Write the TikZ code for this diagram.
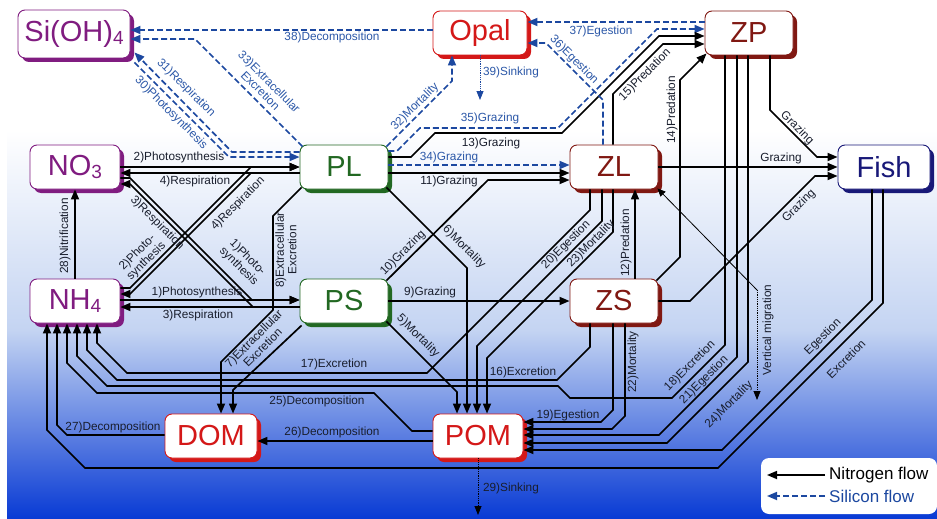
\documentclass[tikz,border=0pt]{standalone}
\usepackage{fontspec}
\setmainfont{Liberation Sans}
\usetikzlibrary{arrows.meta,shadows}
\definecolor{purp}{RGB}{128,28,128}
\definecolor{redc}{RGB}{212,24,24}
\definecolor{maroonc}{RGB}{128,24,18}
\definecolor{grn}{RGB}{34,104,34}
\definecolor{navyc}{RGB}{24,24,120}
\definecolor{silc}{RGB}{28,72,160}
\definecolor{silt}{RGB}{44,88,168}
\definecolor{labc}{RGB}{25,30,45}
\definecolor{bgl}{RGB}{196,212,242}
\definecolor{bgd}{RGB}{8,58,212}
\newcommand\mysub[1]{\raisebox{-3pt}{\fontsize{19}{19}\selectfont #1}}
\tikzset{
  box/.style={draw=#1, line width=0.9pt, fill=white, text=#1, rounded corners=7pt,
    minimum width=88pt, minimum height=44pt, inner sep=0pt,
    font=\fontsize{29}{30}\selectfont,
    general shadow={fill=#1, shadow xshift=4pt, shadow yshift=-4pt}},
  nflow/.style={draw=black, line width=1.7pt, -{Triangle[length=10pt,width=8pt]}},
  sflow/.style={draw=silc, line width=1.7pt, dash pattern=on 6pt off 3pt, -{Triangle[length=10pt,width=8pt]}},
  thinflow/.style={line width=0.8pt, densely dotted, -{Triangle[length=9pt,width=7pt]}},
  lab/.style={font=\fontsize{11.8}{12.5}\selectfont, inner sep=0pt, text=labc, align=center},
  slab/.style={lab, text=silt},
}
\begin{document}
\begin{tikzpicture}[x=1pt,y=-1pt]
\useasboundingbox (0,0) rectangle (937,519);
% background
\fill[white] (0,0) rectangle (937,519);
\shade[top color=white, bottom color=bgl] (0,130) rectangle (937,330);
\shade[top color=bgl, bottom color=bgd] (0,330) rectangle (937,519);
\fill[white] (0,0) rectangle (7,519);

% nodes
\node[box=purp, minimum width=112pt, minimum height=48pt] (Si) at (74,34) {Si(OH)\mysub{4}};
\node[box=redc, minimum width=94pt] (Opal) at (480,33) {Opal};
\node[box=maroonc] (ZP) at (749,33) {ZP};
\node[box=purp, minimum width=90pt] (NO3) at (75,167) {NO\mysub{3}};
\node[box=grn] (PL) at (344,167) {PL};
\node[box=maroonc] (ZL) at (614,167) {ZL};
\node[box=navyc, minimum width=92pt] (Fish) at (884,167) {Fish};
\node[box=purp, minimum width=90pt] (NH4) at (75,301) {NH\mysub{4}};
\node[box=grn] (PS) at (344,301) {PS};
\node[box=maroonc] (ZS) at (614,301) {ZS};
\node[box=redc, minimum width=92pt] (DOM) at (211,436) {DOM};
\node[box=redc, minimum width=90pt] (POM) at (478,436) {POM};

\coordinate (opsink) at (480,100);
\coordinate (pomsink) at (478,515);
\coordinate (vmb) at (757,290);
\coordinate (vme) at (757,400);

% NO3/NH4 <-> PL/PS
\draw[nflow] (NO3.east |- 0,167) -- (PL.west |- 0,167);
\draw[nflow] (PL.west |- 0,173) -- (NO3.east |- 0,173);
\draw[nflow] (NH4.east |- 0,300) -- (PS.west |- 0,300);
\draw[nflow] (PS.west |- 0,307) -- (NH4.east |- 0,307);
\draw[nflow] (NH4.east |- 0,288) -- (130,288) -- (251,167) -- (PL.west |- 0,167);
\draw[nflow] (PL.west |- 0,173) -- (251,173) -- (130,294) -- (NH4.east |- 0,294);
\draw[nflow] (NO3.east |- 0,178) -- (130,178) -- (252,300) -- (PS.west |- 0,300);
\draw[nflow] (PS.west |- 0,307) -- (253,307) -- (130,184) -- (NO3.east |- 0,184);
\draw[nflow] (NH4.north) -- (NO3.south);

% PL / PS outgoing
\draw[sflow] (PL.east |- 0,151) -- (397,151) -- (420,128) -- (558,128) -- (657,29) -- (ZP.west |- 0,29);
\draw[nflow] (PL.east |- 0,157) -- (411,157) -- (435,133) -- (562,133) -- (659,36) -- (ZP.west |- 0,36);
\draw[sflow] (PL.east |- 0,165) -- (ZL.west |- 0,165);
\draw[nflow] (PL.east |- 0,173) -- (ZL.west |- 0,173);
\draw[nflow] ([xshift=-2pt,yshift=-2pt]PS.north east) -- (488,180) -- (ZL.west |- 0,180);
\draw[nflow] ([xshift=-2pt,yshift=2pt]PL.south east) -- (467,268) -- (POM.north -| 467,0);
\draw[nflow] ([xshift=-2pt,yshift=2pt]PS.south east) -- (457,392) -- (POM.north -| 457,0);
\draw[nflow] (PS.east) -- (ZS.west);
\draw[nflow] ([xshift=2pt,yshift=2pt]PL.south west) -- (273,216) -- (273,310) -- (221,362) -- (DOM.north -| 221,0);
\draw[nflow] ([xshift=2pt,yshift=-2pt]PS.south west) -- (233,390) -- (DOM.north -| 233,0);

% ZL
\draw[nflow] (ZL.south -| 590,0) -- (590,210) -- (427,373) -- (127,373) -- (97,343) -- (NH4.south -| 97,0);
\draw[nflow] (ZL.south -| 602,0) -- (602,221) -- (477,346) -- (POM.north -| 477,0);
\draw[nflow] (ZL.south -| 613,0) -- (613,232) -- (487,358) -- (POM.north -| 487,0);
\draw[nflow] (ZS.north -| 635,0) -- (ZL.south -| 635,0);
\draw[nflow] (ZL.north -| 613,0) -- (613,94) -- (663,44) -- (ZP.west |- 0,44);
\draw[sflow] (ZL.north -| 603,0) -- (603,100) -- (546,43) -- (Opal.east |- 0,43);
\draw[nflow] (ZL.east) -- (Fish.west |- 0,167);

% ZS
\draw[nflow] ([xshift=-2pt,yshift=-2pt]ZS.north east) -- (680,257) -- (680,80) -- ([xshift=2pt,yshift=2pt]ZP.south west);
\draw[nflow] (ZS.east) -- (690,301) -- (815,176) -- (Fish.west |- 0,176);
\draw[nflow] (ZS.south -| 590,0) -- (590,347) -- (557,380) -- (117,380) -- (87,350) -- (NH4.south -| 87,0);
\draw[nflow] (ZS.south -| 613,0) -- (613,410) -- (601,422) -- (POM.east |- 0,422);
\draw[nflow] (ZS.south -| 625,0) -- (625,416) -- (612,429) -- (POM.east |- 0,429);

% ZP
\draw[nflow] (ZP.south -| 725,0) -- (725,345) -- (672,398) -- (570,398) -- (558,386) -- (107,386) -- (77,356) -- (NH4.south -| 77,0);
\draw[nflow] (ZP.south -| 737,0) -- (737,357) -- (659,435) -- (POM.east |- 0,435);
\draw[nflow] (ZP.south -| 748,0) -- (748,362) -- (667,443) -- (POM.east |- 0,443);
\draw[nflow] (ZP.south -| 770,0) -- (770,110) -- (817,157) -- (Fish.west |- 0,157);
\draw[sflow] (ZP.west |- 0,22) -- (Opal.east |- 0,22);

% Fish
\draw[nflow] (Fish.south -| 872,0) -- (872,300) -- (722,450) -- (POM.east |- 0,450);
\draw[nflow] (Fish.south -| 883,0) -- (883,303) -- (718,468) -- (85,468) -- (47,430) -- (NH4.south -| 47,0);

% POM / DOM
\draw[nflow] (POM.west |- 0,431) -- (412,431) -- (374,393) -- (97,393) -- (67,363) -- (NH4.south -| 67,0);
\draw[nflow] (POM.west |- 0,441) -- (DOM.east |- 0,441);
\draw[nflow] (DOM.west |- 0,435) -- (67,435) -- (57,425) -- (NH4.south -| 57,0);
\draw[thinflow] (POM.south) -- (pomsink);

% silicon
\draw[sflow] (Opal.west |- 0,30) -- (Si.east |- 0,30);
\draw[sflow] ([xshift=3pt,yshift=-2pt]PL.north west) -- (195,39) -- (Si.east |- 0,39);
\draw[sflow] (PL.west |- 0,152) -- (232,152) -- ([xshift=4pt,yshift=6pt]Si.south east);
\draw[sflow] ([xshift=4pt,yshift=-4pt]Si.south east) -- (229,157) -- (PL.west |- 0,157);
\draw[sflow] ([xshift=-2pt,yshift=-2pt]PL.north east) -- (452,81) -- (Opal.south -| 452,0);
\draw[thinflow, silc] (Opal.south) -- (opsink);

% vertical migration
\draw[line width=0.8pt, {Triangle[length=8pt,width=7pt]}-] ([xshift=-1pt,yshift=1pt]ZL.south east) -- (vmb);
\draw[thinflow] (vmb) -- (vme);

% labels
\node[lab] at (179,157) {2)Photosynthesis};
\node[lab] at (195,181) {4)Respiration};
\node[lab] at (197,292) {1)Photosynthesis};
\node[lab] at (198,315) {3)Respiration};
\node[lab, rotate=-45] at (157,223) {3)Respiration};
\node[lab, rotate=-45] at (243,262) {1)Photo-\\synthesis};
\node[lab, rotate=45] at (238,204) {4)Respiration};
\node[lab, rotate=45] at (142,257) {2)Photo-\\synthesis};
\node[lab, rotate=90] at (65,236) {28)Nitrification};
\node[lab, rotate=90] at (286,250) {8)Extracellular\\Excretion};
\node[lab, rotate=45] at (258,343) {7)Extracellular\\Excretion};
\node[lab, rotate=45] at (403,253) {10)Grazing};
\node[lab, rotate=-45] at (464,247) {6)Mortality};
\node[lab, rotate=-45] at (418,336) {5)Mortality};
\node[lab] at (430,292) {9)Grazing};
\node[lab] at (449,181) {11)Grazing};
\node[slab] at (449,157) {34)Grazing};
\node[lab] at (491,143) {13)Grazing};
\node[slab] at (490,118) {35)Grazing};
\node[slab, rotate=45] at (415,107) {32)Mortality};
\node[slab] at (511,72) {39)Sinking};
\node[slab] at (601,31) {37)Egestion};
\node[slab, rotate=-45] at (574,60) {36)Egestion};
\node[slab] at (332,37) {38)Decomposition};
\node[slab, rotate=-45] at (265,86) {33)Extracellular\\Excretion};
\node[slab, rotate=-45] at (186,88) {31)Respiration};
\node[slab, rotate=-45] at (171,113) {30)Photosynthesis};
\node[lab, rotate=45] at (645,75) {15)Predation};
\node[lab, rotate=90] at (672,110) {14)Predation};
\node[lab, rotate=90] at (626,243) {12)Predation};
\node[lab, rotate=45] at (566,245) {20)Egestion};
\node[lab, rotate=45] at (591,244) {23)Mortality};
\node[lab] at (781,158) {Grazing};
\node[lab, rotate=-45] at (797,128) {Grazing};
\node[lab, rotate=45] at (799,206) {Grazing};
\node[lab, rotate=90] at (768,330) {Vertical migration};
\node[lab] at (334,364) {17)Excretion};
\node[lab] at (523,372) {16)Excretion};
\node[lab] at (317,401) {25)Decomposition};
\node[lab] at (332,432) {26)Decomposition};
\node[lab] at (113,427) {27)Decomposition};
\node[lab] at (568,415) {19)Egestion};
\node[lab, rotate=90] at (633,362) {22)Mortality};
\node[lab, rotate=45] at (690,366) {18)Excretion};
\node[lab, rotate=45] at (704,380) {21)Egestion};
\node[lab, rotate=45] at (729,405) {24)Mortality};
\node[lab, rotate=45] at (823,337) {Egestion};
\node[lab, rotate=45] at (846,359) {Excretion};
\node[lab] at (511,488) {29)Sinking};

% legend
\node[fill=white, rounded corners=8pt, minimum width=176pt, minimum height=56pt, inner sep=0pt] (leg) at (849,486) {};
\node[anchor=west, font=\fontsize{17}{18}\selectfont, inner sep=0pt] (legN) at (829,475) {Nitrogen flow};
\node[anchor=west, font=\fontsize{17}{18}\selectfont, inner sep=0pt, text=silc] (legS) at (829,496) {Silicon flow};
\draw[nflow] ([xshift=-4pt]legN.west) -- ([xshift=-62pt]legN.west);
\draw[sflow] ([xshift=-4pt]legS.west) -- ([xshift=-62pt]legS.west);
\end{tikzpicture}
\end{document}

◆ INSTRUCTION
Starting with the first line of the data above and ending with the line containing "(0,0) rectangle (7,519);", please restate every line exactly, leaving images out.

◆ RESPONSE FOR THIS EXERCISE
Write the TikZ code for this diagram.
\documentclass[tikz,border=0pt]{standalone}
\usepackage{fontspec}
\setmainfont{Liberation Sans}
\usetikzlibrary{arrows.meta,shadows}
\definecolor{purp}{RGB}{128,28,128}
\definecolor{redc}{RGB}{212,24,24}
\definecolor{maroonc}{RGB}{128,24,18}
\definecolor{grn}{RGB}{34,104,34}
\definecolor{navyc}{RGB}{24,24,120}
\definecolor{silc}{RGB}{28,72,160}
\definecolor{silt}{RGB}{44,88,168}
\definecolor{labc}{RGB}{25,30,45}
\definecolor{bgl}{RGB}{196,212,242}
\definecolor{bgd}{RGB}{8,58,212}
\newcommand\mysub[1]{\raisebox{-3pt}{\fontsize{19}{19}\selectfont #1}}
\tikzset{
  box/.style={draw=#1, line width=0.9pt, fill=white, text=#1, rounded corners=7pt,
    minimum width=88pt, minimum height=44pt, inner sep=0pt,
    font=\fontsize{29}{30}\selectfont,
    general shadow={fill=#1, shadow xshift=4pt, shadow yshift=-4pt}},
  nflow/.style={draw=black, line width=1.7pt, -{Triangle[length=10pt,width=8pt]}},
  sflow/.style={draw=silc, line width=1.7pt, dash pattern=on 6pt off 3pt, -{Triangle[length=10pt,width=8pt]}},
  thinflow/.style={line width=0.8pt, densely dotted, -{Triangle[length=9pt,width=7pt]}},
  lab/.style={font=\fontsize{11.8}{12.5}\selectfont, inner sep=0pt, text=labc, align=center},
  slab/.style={lab, text=silt},
}
\begin{document}
\begin{tikzpicture}[x=1pt,y=-1pt]
\useasboundingbox (0,0) rectangle (937,519);
% background
\fill[white] (0,0) rectangle (937,519);
\shade[top color=white, bottom color=bgl] (0,130) rectangle (937,330);
\shade[top color=bgl, bottom color=bgd] (0,330) rectangle (937,519);
\fill[white] (0,0) rectangle (7,519);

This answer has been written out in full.